Moeen spins England to victory
Moeen Ali was the enforcer again as England surged to a four-day victory over South Africa at Old Trafford.
Moeen Ali was the enforcer again as England surged to a four-day victory over South Africa at Old Trafford and delivered a 3-1 success in new captain Joe Root's maiden series.
Moeen (five for 69), who kick-started England's campaign with a 10-wicket haul at Lord's and then finished the Oval Test in the blink of an eye with a hat-trick, this time ended proceedings with a mere two wickets in two balls as James Anderson (three for 16) also chipped in appropriately to consign the tourists to defeat by 177 runs.

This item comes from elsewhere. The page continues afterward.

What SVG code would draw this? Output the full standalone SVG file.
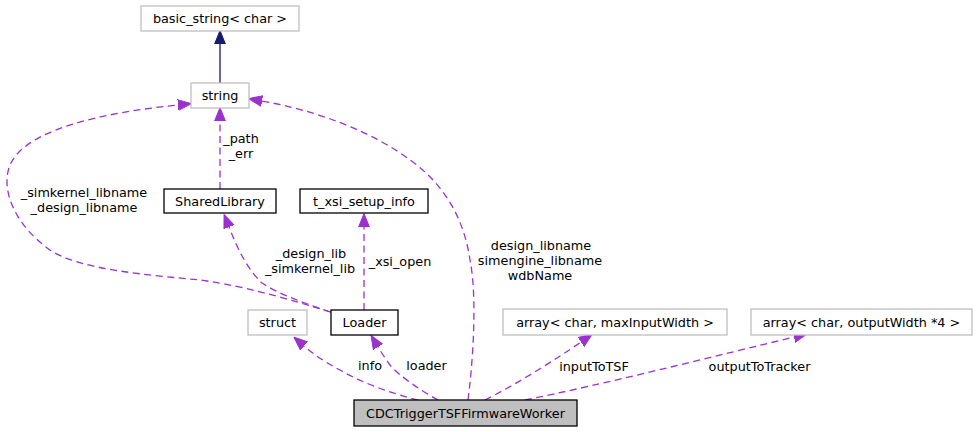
<svg xmlns="http://www.w3.org/2000/svg" width="978" height="432" viewBox="0 0 978 432">
<defs>
<style>
text{font-family:"DejaVu Sans","Liberation Sans",sans-serif;font-size:12.8px;fill:#000;text-anchor:middle}
.n rect{fill:#fff;stroke:#000;stroke-width:1.3}
.n.g rect{stroke:#bfbfbf}
.n.m rect{fill:#bfbfbf}
.e path{fill:none;stroke:#9a32cd;stroke-width:1.3;stroke-dasharray:7,4.5}
.e path.inh{stroke:#191970;stroke-dasharray:none}
</style>
<marker id="ap" markerUnits="userSpaceOnUse" markerWidth="14" markerHeight="12" refX="0" refY="6" orient="auto" viewBox="0 0 14 12">
<path d="M0,0.6 L13.5,6 L0,11.4 z" fill="#9a32cd" stroke="#9a32cd" stroke-width="1"/>
</marker>
<marker id="an" markerUnits="userSpaceOnUse" markerWidth="14" markerHeight="12" refX="0" refY="6" orient="auto" viewBox="0 0 14 12">
<path d="M0,0.6 L13.5,6 L0,11.4 z" fill="#191970" stroke="#191970" stroke-width="1"/>
</marker>
</defs>
<rect width="978" height="432" fill="#fff"/>
<g id="edges" class="e">
<path class="inh" d="M220,83 L220,44" marker-end="url(#an)"/>
<path d="M220,189 L220,121" marker-end="url(#ap)"/>
<path d="M331,312 C 290,300 250,287 200,280 C 150,275 80,270 50,250 C 15,225 0,190 10,165 C 25,130 100,113 178,105" marker-end="url(#ap)"/>
<path d="M330,312 C 305,303 280,295 262,283 C 248,270 238,250 229,227" marker-end="url(#ap)"/>
<path d="M364,310 L364,227" marker-end="url(#ap)"/>
<path d="M468,400 C 472,370 478,300 470,260 C 465,225 450,195 425,172 C 395,145 340,115 262,101" marker-end="url(#ap)"/>
<path d="M418,400 C 390,393 360,382 340,370 C 325,362 313,354 304,346" marker-end="url(#ap)"/>
<path d="M438,400 C 420,390 398,375 390,365 C 385,358 381,352 378,347" marker-end="url(#ap)"/>
<path d="M485,400 C 515,385 555,360 581,342" marker-end="url(#ap)"/>
<path d="M525,400 C 600,385 720,355 794,337" marker-end="url(#ap)"/>
</g>
<g id="edge-labels">
<text x="241" y="143">_path</text>
<text x="241" y="158">_err</text>
<text x="84" y="197">_simkernel_libname</text>
<text x="84" y="212">_design_libname</text>
<text x="311" y="258">_design_lib</text>
<text x="310" y="273">_simkernel_lib</text>
<text x="400" y="266">_xsi_open</text>
<text x="541" y="250">design_libname</text>
<text x="540" y="265">simengine_libname</text>
<text x="540" y="280">wdbName</text>
<text x="370" y="370">info</text>
<text x="426.5" y="370">loader</text>
<text x="594" y="371">inputToTSF</text>
<text x="759.5" y="371">outputToTracker</text>
</g>
<g id="node-basic_string" class="n g"><rect x="141" y="6" width="158" height="25"/><text x="220" y="23">basic_string&lt; char &gt;</text></g>
<g id="node-string" class="n g"><rect x="191" y="83" width="58" height="25"/><text x="220" y="100">string</text></g>
<g id="node-SharedLibrary" class="n"><rect x="164" y="189" width="112" height="24"/><text x="220" y="205.5">SharedLibrary</text></g>
<g id="node-t_xsi_setup_info" class="n"><rect x="300" y="189" width="128" height="24"/><text x="364" y="205.5">t_xsi_setup_info</text></g>
<g id="node-struct" class="n g"><rect x="248" y="310" width="59" height="25"/><text x="277.5" y="327">struct</text></g>
<g id="node-Loader" class="n"><rect x="331" y="310" width="67" height="25"/><text x="364.5" y="327">Loader</text></g>
<g id="node-array_maxInputWidth" class="n g"><rect x="503" y="309" width="224" height="26"/><text x="615" y="326.5">array&lt; char, maxInputWidth &gt;</text></g>
<g id="node-array_outputWidth" class="n g"><rect x="751" y="309" width="221" height="26"/><text x="861.5" y="326.5">array&lt; char, outputWidth *4 &gt;</text></g>
<g id="node-CDCTriggerTSFFirmwareWorker" class="n m"><rect x="354" y="400" width="223" height="26"/><text x="465.5" y="417.5">CDCTriggerTSFFirmwareWorker</text></g>
</svg>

The off-spinner's intervention was badly needed as Hashim Amla (83) and Faf du Plessis (61) hinted briefly at significant resistance, and even sowed fleeting doubts about the inevitability of a home win as they got worryingly comfortable in a fourth-wicket stand of 123.
Moeen struck first, with the help of DRS, when he had Amla lbw with an off-break which just missed the inside-edge and was headed towards middle and leg-stump - despite umpire Kumar Dharmasena's initial not-out verdict.
When Moeen then bagged Quinton de Kock and Theunis de Bruyn in a spell of three wickets for five runs, this fourth Investec Test was once again surely up for the tourists - and so it proved as the last seven fell for only 39 runs in under 13 overs on the way to 202 all out, in pursuit of a highly unlikely ground-record chase of 380.
Before lunch, Stuart Broad and Anderson - starting out from his own end of course in Manchester these days - produced exemplary new-ball spells which might easily have brought much more than a solitary wicket each.
But Amla and Du Plessis then refused to go quietly as England barely even hinted at a breakthrough, and South Africa's number three constructed a seamless 100-ball 50 in a little over two hours.
He offered no chances, and there was just one glimpse of an opportunity at the other end when Du Plessis' off-drive on 40 was perilously close to Toby Roland-Jones' fingertips in his follow-through.
On the ground he once called home as Lancashire's, Du Plessis completed his 75-ball half-century with his seventh four past midwicket off Moeen.
But when the off-spinner made such short work of the next two batsmen, De Kock caught low at second slip trying to drive and De Bruyn snaffled at first on the back-foot defence two balls later, it seemed the South Africa captain was playing a lone hand.
He abdicated that role in the third over after tea, going after Anderson but only edging tamely behind.
Anderson, from the Statham End rather than his own, also soon had Kagiso Rabada driving on the up to cover - before Moeen made the shortest work of numbers 10 and 11 Morne Morkel and Duanne Olivier, in successive balls.
South Africa had endured a troubled early passage as Broad and Anderson beat the bat with alarming regularity after England lost their last two wickets quickly to be bowled out for 243.
Broad resumed his hot streak, having seen off the last three men in the first innings, when he served up an outstanding delivery from round the wicket to account for Dean Elgar caught-behind in just the fourth over.
It was soon all too much for Heino Kuhn too, in his last act of a tough tour which had brought him 113 runs in eight attempts by the time he edged low to first slip to go for 11 this time.
Then just as it seemed Temba Bavuma and Amla might close out the morning, first-change Roland-Jones inflicted another hammer blow when he had the former caught-behind after Root took responsibility to chance a review which overturned an initial not-out verdict.
Morkel had finished with a deserved four for 41 after taking the last two England wickets - which fell in under three overs.
Broad slapped a catch to cover, and last man Anderson fenced one into the hands of short-leg, each hastening the opportunity to get stuck in with the ball instead and leaving Moeen unbeaten on 75 - having added eight of England's runs from an overnight 224 for eight.
At that point, Moeen had lived up to his preferred billing as a "batsman who bowls a bit".
With his series wicket tally up to 25 a few hours later, his description of his own talents sounded more misleading than ever.